1. Abort shower, dry off, fetch Chiclet, fetch dry towel, restart the process.
2. Walk wet across the bathroom wet, fetch Chiclet. Slip on the wet floor and die.
3. Use shampoo on my entire body and tell myself it’s “the same as soap”

I shampooed my body. It’s the same as soap, right?

Ah, those were the days.

I soon learned that my wife had moved the Chiclet because we had no other bars of soap in the house. I probably should have made myself a note right then and there to add it to the shopping list. Soon, the soap was the size of a Tic Tac. Then a grain of rice. Then. . . I dropped it.

I don’t know if you have ever tried to pick up a tiny piece of soap after it hits the shower floor. It’s difficult, even if you aren’t in prison. It suctions itself to the tile floor and starts to melt almost immediately. I tried to pry up some of its little soap body, but I was too late. My soap had failed me, or perhaps I had failed it. In the end, I was wet, and dirty, and still a soap waster.

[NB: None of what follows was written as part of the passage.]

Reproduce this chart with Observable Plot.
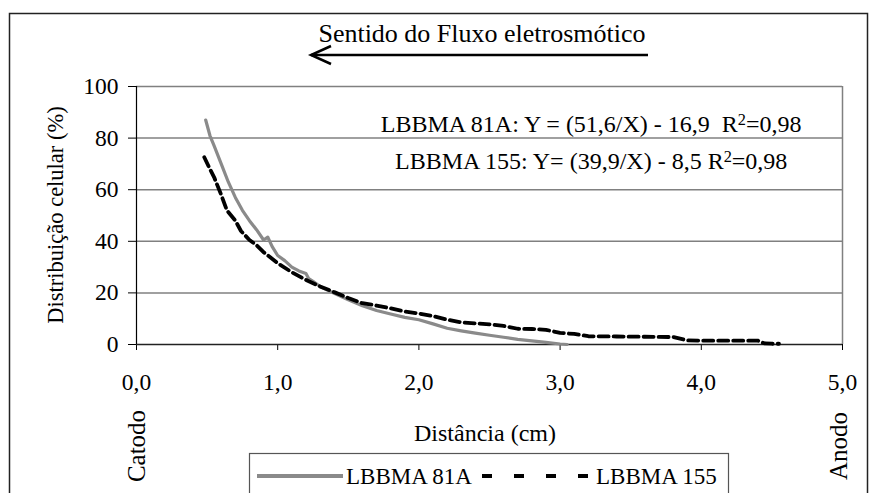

If you have not tried to wash your entire body with the soap you have under one fingernail, it’s harder than you think. Once again, I reached for the shampoo. That was empty too. I considered the other sources of soap in the house. There was the dishwasher soap, but that seemed like it might hurt for some reason that wasn’t entirely clear to me.

We had liquid hand soap at all the sinks, but I couldn’t see myself toweling off and bringing a nice soap dispenser in the shower. And given my soap-dropping propensities, the dispenser would either break my foot or burst into sharp pieces and unleash a Walt Disneyesque tsunami of bubbles that would fill the shower and eventually the entire house.

I ended up taking a water-only shower, but only because I didn’t think of the toothpaste until I wrote this.